STORED DATA>
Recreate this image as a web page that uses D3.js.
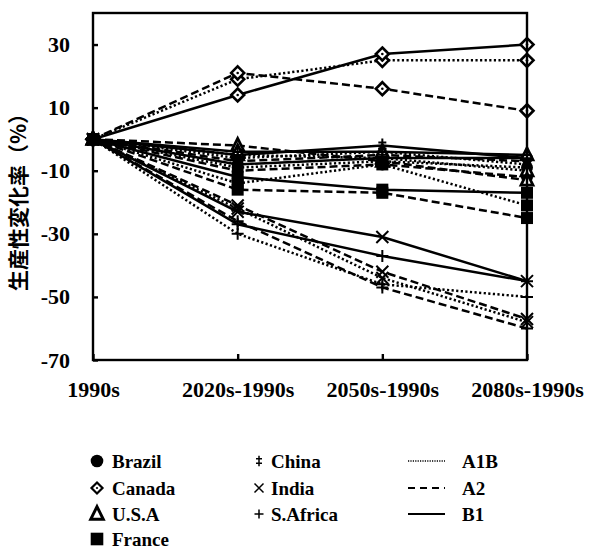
<!DOCTYPE html>
<html>
<head>
<meta charset="utf-8">
<script src="https://cdn.jsdelivr.net/npm/d3@7"></script>
<style>
  body { margin: 0; background: #fff; }
  svg { display: block; }
  text { fill: #000; }
</style>
</head>
<body>
<div id="chart"></div>
<script>
// periods on the x axis
var periods = ["1990s", "2020s-1990s", "2050s-1990s", "2080s-1990s"];
var scenarios = ["A1B", "A2", "B1"];
var yTicks = [30, 10, -10, -30, -50, -70];

// one row per scenario: A1B, A2, B1
var brazil  = [[0, -9, -7, -9],   [0, -10, -8, -12],  [0, -8, -6, -6]];
var canada  = [[0, 19, 25, 25],   [0, 21, 16, 9],     [0, 14, 27, 30]];
var usa     = [[0, -5, -6, -10],  [0, -2, -7, -13],   [0, -4, -4, -5]];
var france  = [[0, -14, -8, -21], [0, -16, -17, -25], [0, -12, -16, -17]];
var china   = [[0, -6, -4, -8],   [0, -7, -5, -7],    [0, -5, -2, -6]];
var india   = [[0, -22, -44, -58],[0, -21, -42, -57], [0, -23, -31, -45]];
var safrica = [[0, -30, -46, -50],[0, -26, -47, -60], [0, -27, -37, -45]];

var countries = [
  {name: "Brazil", mark: "circle", values: brazil},
  {name: "Canada", mark: "diamond", values: canada},
  {name: "U.S.A", mark: "triangle", values: usa},
  {name: "France", mark: "square", values: france},
  {name: "China", mark: "dagger", values: china},
  {name: "India", mark: "x", values: india},
  {name: "S.Africa", mark: "plus", values: safrica}
];

var dashes = {"A1B": "2.2,2.4", "A2": "8,4", "B1": null};

var width = 590, height = 552;
var svg = d3.select("#chart").append("svg")
    .attr("width", width)
    .attr("height", height);

var x = d3.scalePoint().domain(periods).range([93, 527]);
var y = d3.scaleLinear().domain([-70, 40]).range([360, 13]);

// lines
var line = d3.line()
    .x(function(d, i) { return x(periods[i]); })
    .y(function(d) { return y(d); });

var lines = svg.append("g");
countries.forEach(function(c) {
  c.values.forEach(function(v, s) {
    lines.append("path")
      .attr("d", line(v))
      .attr("fill", "none")
      .attr("stroke", "#000")
      .attr("stroke-width", 2.5)
      .attr("stroke-dasharray", dashes[scenarios[s]]);
  });
});

function marker(g, type, cx, cy, k) {
  k = k || 1;
  var m = g.append("g").attr("transform", "translate(" + cx + "," + cy + ") scale(" + k + ")");
  if (type == "circle") {
    m.append("circle").attr("r", 6).attr("fill", "#000");
  } else if (type == "square") {
    m.append("rect").attr("x", -6).attr("y", -6).attr("width", 12).attr("height", 12).attr("fill", "#000");
  } else if (type == "diamond") {
    m.append("path").attr("d", "M0,-6.5L6.5,0L0,6.5L-6.5,0Z")
      .attr("fill", "#fff").attr("stroke", "#000").attr("stroke-width", 2.6);
    m.append("circle").attr("r", 1.3).attr("fill", "#000");
  } else if (type == "triangle") {
    m.append("path").attr("d", "M0,-7L6,5L-6,5Z")
      .attr("fill", "#fff").attr("stroke", "#000").attr("stroke-width", 2.8);
  } else if (type == "x") {
    m.append("path").attr("d", "M-6,-6L6,6M-6,6L6,-6")
      .attr("stroke", "#000").attr("stroke-width", 2);
  } else if (type == "plus") {
    m.append("path").attr("d", "M-6,0L6,0M0,-6L0,6")
      .attr("stroke", "#000").attr("stroke-width", 2);
  } else if (type == "dagger") {
    m.append("path").attr("d", "M0,-7L0,7M-4,-3L4,-3M-4,3L4,3")
      .attr("stroke", "#000").attr("stroke-width", 2);
  }
}

var marks = svg.append("g");
countries.forEach(function(c) {
  c.values.forEach(function(v) {
    v.forEach(function(d, i) {
      marker(marks, c.mark, x(periods[i]), y(d));
    });
  });
});

// frame
svg.append("rect")
  .attr("x", 93).attr("y", 13)
  .attr("width", 527 - 93).attr("height", 360 - 13)
  .attr("fill", "none").attr("stroke", "#000").attr("stroke-width", 2.4);

// axes
var yAxis = svg.append("g")
    .attr("transform", "translate(93,0)")
    .call(d3.axisLeft(y).tickValues(yTicks).tickSize(-5).tickPadding(23)
      .tickFormat(function(d) { return String(d); }));
yAxis.select(".domain").remove();
yAxis.selectAll("line").attr("stroke-width", 2.4);
yAxis.selectAll("text")
    .style("font-family", "'Liberation Serif', serif")
    .style("font-weight", "bold")
    .style("font-size", "22px");

var xAxis = svg.append("g")
    .attr("transform", "translate(0,360)")
    .call(d3.axisBottom(x).tickSize(-6).tickPadding(21));
xAxis.select(".domain").remove();
xAxis.selectAll("line").attr("stroke-width", 2.4);
xAxis.selectAll("text")
    .style("font-family", "'Liberation Serif', serif")
    .style("font-weight", "bold")
    .style("font-size", "22px");

// y title
svg.append("text")
    .attr("transform", "translate(26,197) rotate(-90)")
    .attr("text-anchor", "middle")
    .style("font-family", "'Noto Sans CJK JP', sans-serif")
    .style("font-weight", "bold")
    .style("font-size", "21px")
    .text("生産性変化率（%）");

// legend
var lg = svg.append("g")
    .style("font-family", "'Liberation Serif', serif")
    .style("font-weight", "bold")
    .style("font-size", "19px");
var rowY = [461, 488, 514, 539];
countries.forEach(function(c, i) {
  var col = i < 4 ? 0 : 1;
  var row = i < 4 ? i : i - 4;
  var mx = col == 0 ? 97 : 259;
  var k = col == 0 ? (c.mark == "diamond" ? 0.85 : 1.05) : 0.75;
  marker(lg, c.mark, mx, rowY[row], k);
  lg.append("text")
    .attr("x", mx + (col == 0 ? 15 : 12))
    .attr("y", rowY[row])
    .attr("dy", "0.35em")
    .text(c.name);
});
scenarios.forEach(function(s, i) {
  lg.append("line")
    .attr("x1", 408).attr("x2", 445)
    .attr("y1", rowY[i]).attr("y2", rowY[i])
    .attr("stroke", "#000")
    .attr("stroke-width", s == "A1B" ? 1.6 : 2.2)
    .attr("stroke-dasharray", s == "A1B" ? "1.2,1.2" : (s == "A2" ? "7,5" : null));
  lg.append("text")
    .attr("x", 462)
    .attr("y", rowY[i])
    .attr("dy", "0.35em")
    .text(s);
});
</script>
</body>
</html>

EXERCISE GOAL> Copy out the whole listing exactly, and don't carry over any pictures.

WRITTEN REPLY>
Recreate this image as a web page that uses D3.js.
<!DOCTYPE html>
<html>
<head>
<meta charset="utf-8">
<script src="https://cdn.jsdelivr.net/npm/d3@7"></script>
<style>
  body { margin: 0; background: #fff; }
  svg { display: block; }
  text { fill: #000; }
</style>
</head>
<body>
<div id="chart"></div>
<script>
// periods on the x axis
var periods = ["1990s", "2020s-1990s", "2050s-1990s", "2080s-1990s"];
var scenarios = ["A1B", "A2", "B1"];
var yTicks = [30, 10, -10, -30, -50, -70];

// one row per scenario: A1B, A2, B1
var brazil  = [[0, -9, -7, -9],   [0, -10, -8, -12],  [0, -8, -6, -6]];
var canada  = [[0, 19, 25, 25],   [0, 21, 16, 9],     [0, 14, 27, 30]];
var usa     = [[0, -5, -6, -10],  [0, -2, -7, -13],   [0, -4, -4, -5]];
var france  = [[0, -14, -8, -21], [0, -16, -17, -25], [0, -12, -16, -17]];
var china   = [[0, -6, -4, -8],   [0, -7, -5, -7],    [0, -5, -2, -6]];
var india   = [[0, -22, -44, -58],[0, -21, -42, -57], [0, -23, -31, -45]];
var safrica = [[0, -30, -46, -50],[0, -26, -47, -60], [0, -27, -37, -45]];

var countries = [
  {name: "Brazil", mark: "circle", values: brazil},
  {name: "Canada", mark: "diamond", values: canada},
  {name: "U.S.A", mark: "triangle", values: usa},
  {name: "France", mark: "square", values: france},
  {name: "China", mark: "dagger", values: china},
  {name: "India", mark: "x", values: india},
  {name: "S.Africa", mark: "plus", values: safrica}
];

var dashes = {"A1B": "2.2,2.4", "A2": "8,4", "B1": null};

var width = 590, height = 552;
var svg = d3.select("#chart").append("svg")
    .attr("width", width)
    .attr("height", height);

var x = d3.scalePoint().domain(periods).range([93, 527]);
var y = d3.scaleLinear().domain([-70, 40]).range([360, 13]);

// lines
var line = d3.line()
    .x(function(d, i) { return x(periods[i]); })
    .y(function(d) { return y(d); });

var lines = svg.append("g");
countries.forEach(function(c) {
  c.values.forEach(function(v, s) {
    lines.append("path")
      .attr("d", line(v))
      .attr("fill", "none")
      .attr("stroke", "#000")
      .attr("stroke-width", 2.5)
      .attr("stroke-dasharray", dashes[scenarios[s]]);
  });
});

function marker(g, type, cx, cy, k) {
  k = k || 1;
  var m = g.append("g").attr("transform", "translate(" + cx + "," + cy + ") scale(" + k + ")");
  if (type == "circle") {
    m.append("circle").attr("r", 6).attr("fill", "#000");
  } else if (type == "square") {
    m.append("rect").attr("x", -6).attr("y", -6).attr("width", 12).attr("height", 12).attr("fill", "#000");
  } else if (type == "diamond") {
    m.append("path").attr("d", "M0,-6.5L6.5,0L0,6.5L-6.5,0Z")
      .attr("fill", "#fff").attr("stroke", "#000").attr("stroke-width", 2.6);
    m.append("circle").attr("r", 1.3).attr("fill", "#000");
  } else if (type == "triangle") {
    m.append("path").attr("d", "M0,-7L6,5L-6,5Z")
      .attr("fill", "#fff").attr("stroke", "#000").attr("stroke-width", 2.8);
  } else if (type == "x") {
    m.append("path").attr("d", "M-6,-6L6,6M-6,6L6,-6")
      .attr("stroke", "#000").attr("stroke-width", 2);
  } else if (type == "plus") {
    m.append("path").attr("d", "M-6,0L6,0M0,-6L0,6")
      .attr("stroke", "#000").attr("stroke-width", 2);
  } else if (type == "dagger") {
    m.append("path").attr("d", "M0,-7L0,7M-4,-3L4,-3M-4,3L4,3")
      .attr("stroke", "#000").attr("stroke-width", 2);
  }
}

var marks = svg.append("g");
countries.forEach(function(c) {
  c.values.forEach(function(v) {
    v.forEach(function(d, i) {
      marker(marks, c.mark, x(periods[i]), y(d));
    });
  });
});

// frame
svg.append("rect")
  .attr("x", 93).attr("y", 13)
  .attr("width", 527 - 93).attr("height", 360 - 13)
  .attr("fill", "none").attr("stroke", "#000").attr("stroke-width", 2.4);

// axes
var yAxis = svg.append("g")
    .attr("transform", "translate(93,0)")
    .call(d3.axisLeft(y).tickValues(yTicks).tickSize(-5).tickPadding(23)
      .tickFormat(function(d) { return String(d); }));
yAxis.select(".domain").remove();
yAxis.selectAll("line").attr("stroke-width", 2.4);
yAxis.selectAll("text")
    .style("font-family", "'Liberation Serif', serif")
    .style("font-weight", "bold")
    .style("font-size", "22px");

var xAxis = svg.append("g")
    .attr("transform", "translate(0,360)")
    .call(d3.axisBottom(x).tickSize(-6).tickPadding(21));
xAxis.select(".domain").remove();
xAxis.selectAll("line").attr("stroke-width", 2.4);
xAxis.selectAll("text")
    .style("font-family", "'Liberation Serif', serif")
    .style("font-weight", "bold")
    .style("font-size", "22px");

// y title
svg.append("text")
    .attr("transform", "translate(26,197) rotate(-90)")
    .attr("text-anchor", "middle")
    .style("font-family", "'Noto Sans CJK JP', sans-serif")
    .style("font-weight", "bold")
    .style("font-size", "21px")
    .text("生産性変化率（%）");

// legend
var lg = svg.append("g")
    .style("font-family", "'Liberation Serif', serif")
    .style("font-weight", "bold")
    .style("font-size", "19px");
var rowY = [461, 488, 514, 539];
countries.forEach(function(c, i) {
  var col = i < 4 ? 0 : 1;
  var row = i < 4 ? i : i - 4;
  var mx = col == 0 ? 97 : 259;
  var k = col == 0 ? (c.mark == "diamond" ? 0.85 : 1.05) : 0.75;
  marker(lg, c.mark, mx, rowY[row], k);
  lg.append("text")
    .attr("x", mx + (col == 0 ? 15 : 12))
    .attr("y", rowY[row])
    .attr("dy", "0.35em")
    .text(c.name);
});
scenarios.forEach(function(s, i) {
  lg.append("line")
    .attr("x1", 408).attr("x2", 445)
    .attr("y1", rowY[i]).attr("y2", rowY[i])
    .attr("stroke", "#000")
    .attr("stroke-width", s == "A1B" ? 1.6 : 2.2)
    .attr("stroke-dasharray", s == "A1B" ? "1.2,1.2" : (s == "A2" ? "7,5" : null));
  lg.append("text")
    .attr("x", 462)
    .attr("y", rowY[i])
    .attr("dy", "0.35em")
    .text(s);
});
</script>
</body>
</html>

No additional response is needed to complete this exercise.